Réjane Varrod, réalisatrice de "Mamans solos : les oubliées de la République" : "On est en 2024 et pourtant ces femmes ont honte"
En France, plus d'1,5 million de mères célibataires élèvent seules leurs enfants. Un quotidien souvent difficile à gérer et qui isole ces mères souvent démunies. Entièrement composé de témoignages, sans commentaire, le documentaire de Réjane Varrod "Mamans solos, les oubliées de la République", disponible dès mercredi 4 décembre, sur le site de la chaîne parlementaire LCP, a voulu leur donner la parole.
Filmées à Lyon, ces femmes racontent leur vie au quotidien, leur charge mentale, leurs difficultés économiques et souvent leur isolement, qui pèsent sur leur santé physique et surtout mentale. Des "oubliées de la République" donc, qui "passent sous les radars, parce qu'elles ont tellement de choses à faire et à gérer qu'elles n'ont absolument pas le temps de prendre la parole", explique Réjane Varrod.
"La parole qu'elles prennent, c'est pour s'occuper de leurs enfants, pour payer le loyer, faire leur boulot ; en fait, d'être en charge pour la vie quotidienne. Elles n'ont pas le temps de témoigner."
Réjane Varrodfranceinfo
Un quotidien lourd, isolant, souvent accompagné de honte, la "honte d'être une maman solo". Si les mentalités changent - difficilement - la représentation sociale de la famille pèse sur un modèle familial souvent jugé comme défaillant. "Elles prennent des chemins de traverse. Elles se sentent coupables", explique la réalisatrice, qui a voulu commencer son film par la rupture, source de cette culpabilité : "être maman solo, ça raconte aussi une rupture amoureuse. Forcément, c'est soit on est quitté par son compagnon ou sa compagne, soit on quitte".
Des groupes de parole
Ces femmes, Réjane Varrod les a suivies, elle les a écoutées, et en retour, elles lui ont fait confiance pour transmettre ces témoignages. À l’origine, ces femmes faisaient partie d'une association, un groupe de parole pour se confier sur ce sentiment de solitude et libérer la parole. "J'adore filmer les groupes de parole. J'aime beaucoup parce que j'ai une palette de femmes, un groupe uni, avec une sororité incroyable", confie la cinéaste. À partir de là, elle réalise une sorte de casting et se tourne vers celles qui pourront être suivies face caméra, comme Lucile, 39 ans et ses deux enfants de quatre ans et 18 mois, ou encore Aude, 44 ans, et sa fille de 21 mois.

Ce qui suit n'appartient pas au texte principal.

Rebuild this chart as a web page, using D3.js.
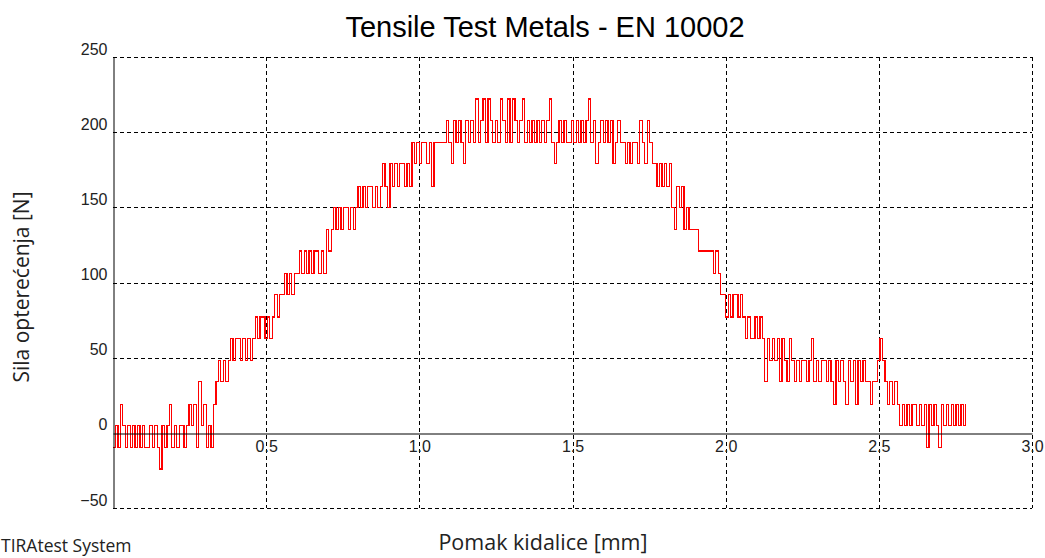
<!DOCTYPE html>
<html>
<head>
<meta charset="utf-8">
<script src="https://cdn.jsdelivr.net/npm/d3@7"></script>
<style>
body { margin: 0; background: #fff; }
svg { display: block; }
</style>
</head>
<body>
<svg id="chart" width="1045" height="558"></svg>
<script>
// sampling step of the export, mm
var step = 0.008;

// load in N, one value per sample, split by test phase
var toe = [-10, 5, -10, 19, 5, -10, 5, -10, 5, -10,
    5, -10, 5, -10, -10, 5, -10, 5, -10, -24,
    5, -10, 5, 19, -10, 5, -10, 5, 5, -10,
    5, 19, 5, 19, -10, 34, 5, 19, -10, 5,
    -10, 19];

var rise = [34, 48, 34, 48, 34, 48, 63, 48, 63, 63,
    48, 63, 48, 63, 48, 63, 77, 63, 77, 77,
    63, 77, 63, 77, 92, 77, 92, 92, 106, 92,
    106, 92, 106, 106, 121, 106, 121, 106, 121, 106,
    121, 121, 106, 121, 106, 135, 121, 135, 150, 135,
    150, 135, 150, 150, 135, 150, 135, 150, 164, 150,
    164, 150, 164, 164, 150, 164, 150, 164, 179, 164,
    150, 179, 164, 179, 164, 179, 179, 164, 179, 164,
    193, 179, 193, 179, 193, 193, 179, 193, 164, 193,
    193, 193, 193, 193, 208, 193, 179, 208, 193, 208,
    193, 179, 208, 193, 208, 193, 222, 193, 208, 222,
    193, 222, 208];

var plateau = [193, 208, 193, 222, 208, 193, 222, 193, 222, 208,
    193, 208, 222, 193, 208, 193, 208, 193, 208, 193,
    208, 193, 208, 222, 193, 179, 193, 208, 193, 208,
    193, 193, 208, 193, 208, 193, 208, 193, 208, 222,
    193, 208, 179, 193, 208, 193, 208, 193, 208, 179,
    193, 208, 193, 193, 179, 193, 179, 193, 193, 179,
    208, 193, 179, 208, 193, 179];

var fall = [179, 164, 179, 164, 179, 164, 179, 150, 135, 164,
    150, 164, 135, 150, 135, 135, 135, 135, 121, 121,
    121, 121, 121, 121, 106, 121, 106, 92, 92, 77,
    92, 77, 92, 92, 77, 92, 77, 63, 77, 63,
    63, 77, 63, 77, 63, 34, 63, 48, 63, 48,
    63, 34, 63, 48, 34, 63, 48, 34, 48, 34,
    48, 48, 34, 48, 63, 34, 48, 34, 48, 48,
    34, 48, 34, 19, 48, 34, 48, 34, 19, 48,
    34, 48, 19, 48, 34, 48, 34];

var tail = [34, 19, 34, 34, 48, 63, 48, 34, 19, 34,
    19, 34, 19, 5, 19, 5, 19, 5, 19, 19,
    5, 19, 5, 19, -10, 19, 5, 19, 5, -10,
    19, 5, 19, 5, 19, 5, 19, 5, 19, 5,
    19];

var xTicks = [0.5, 1.0, 1.5, 2.0, 2.5, 3.0];
var yTicks = [-50, 0, 50, 100, 150, 200, 250];

var force = toe.concat(rise, plateau, fall, tail);
var points = force.map(function(f, i) { return {x: i * step, y: f}; });

var svg = d3.select("#chart");
var plotLeft = 113, plotRight = 1032, plotTop = 57, plotBottom = 508;

var x = d3.scaleLinear().domain([0, 3]).range([plotLeft, plotRight]);
var y = d3.scaleLinear().domain([-50, 250]).range([plotBottom, plotTop]);

// dashed grid, the outer box is part of it
svg.append("g")
    .selectAll("line")
    .data(yTicks.filter(function(d) { return d != 0; }))
    .enter().append("line")
    .attr("x1", plotLeft).attr("x2", plotRight)
    .attr("y1", function(d) { return Math.round(y(d)) + 0.5; })
    .attr("y2", function(d) { return Math.round(y(d)) + 0.5; })
    .attr("stroke", "#000")
    .attr("stroke-dasharray", "4,3");

svg.append("g")
    .selectAll("line")
    .data(xTicks)
    .enter().append("line")
    .attr("x1", function(d) { return Math.round(x(d)) + 0.5; })
    .attr("x2", function(d) { return Math.round(x(d)) + 0.5; })
    .attr("y1", plotTop).attr("y2", plotBottom)
    .attr("stroke", "#000")
    .attr("stroke-dasharray", "4,3");

// trace
var line = d3.line()
    .x(function(d) { return x(d.x); })
    .y(function(d) { return y(d.y); })
    .curve(d3.curveStepAfter);

svg.append("path")
    .datum(points)
    .attr("d", line)
    .attr("fill", "none")
    .attr("stroke", "#ff0000")
    .attr("stroke-width", 1.2)
    .attr("shape-rendering", "crispEdges");

// axes: x sits on the zero line
var xAxis = d3.axisBottom(x).tickValues(xTicks).tickFormat(d3.format(".1f"))
    .tickSize(0).tickSizeOuter(0).tickPadding(7);
var yAxis = d3.axisLeft(y).tickValues(yTicks)
    .tickSize(0).tickSizeOuter(0).tickPadding(6);

var gx = svg.append("g")
    .attr("transform", "translate(0," + (Math.round(y(0)) + 0.5) + ")")
    .call(xAxis);
var gy = svg.append("g")
    .attr("transform", "translate(" + (plotLeft + 0.5) + ",0)")
    .call(yAxis);

gx.select(".domain").attr("stroke", "#000");
gy.select(".domain").attr("stroke", "#000");
gx.selectAll("text")
    .style("font-family", "Liberation Sans, Arial, sans-serif")
    .style("font-size", "16px")
    .attr("fill", "#222");
gy.selectAll("text")
    .style("font-family", "Liberation Sans, Arial, sans-serif")
    .style("font-size", "16px")
    .attr("fill", "#222")
    .attr("dy", null)
    .attr("y", -3);

svg.append("text")
    .attr("x", 545)
    .attr("y", 37)
    .attr("text-anchor", "middle")
    .style("font-family", "Liberation Sans, Arial, sans-serif")
    .style("font-size", "29px")
    .text("Tensile Test Metals - EN 10002");

svg.append("text")
    .attr("x", 543)
    .attr("y", 550)
    .attr("text-anchor", "middle")
    .style("font-family", "Open Sans, sans-serif")
    .style("font-size", "21.5px")
    .attr("fill", "#222")
    .text("Pomak kidalice [mm]");

svg.append("g")
    .attr("transform", "translate(29,287)")
    .append("text")
    .attr("text-anchor", "middle")
    .attr("transform", "rotate(-90)")
    .style("font-family", "Open Sans, sans-serif")
    .style("font-size", "21px")
    .attr("fill", "#222")
    .text("Sila opterećenja [N]");

svg.append("text")
    .attr("x", 1)
    .attr("y", 552)
    .style("font-family", "Open Sans, sans-serif")
    .style("font-size", "17.5px")
    .attr("fill", "#222")
    .text("TIRAtest System");
</script>
</body>
</html>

"J'ai été très surprise par l'absence des pères. Il n'y a pas de père dans ce groupe de parole, confie Réjane Varrod, dans 85% des familles monoparentales, ce sont les mères qui s'occupent des enfants". Dans le documentaire, Aude, "maman solo" interrogée sur le sujet, répond avec tristesse : "je me dis que, franchement, si on n’était pas là, des orphelins, il y en aurait plein. Et ça me choque".
Après une séparation ou un divorce, seuls 21% des hommes réclament la garde alternée. Un chiffre qui interpelle la réalisatrice. "Je me suis dit que parfois, il existe des pères qui peuvent être pères, uniquement quand il y a la maman et la famille, dit-elle. Il n'arrive plus à être père quand il n'y a plus leur épouse. Et ça, ça m'interroge", conclut Réjane Varrod.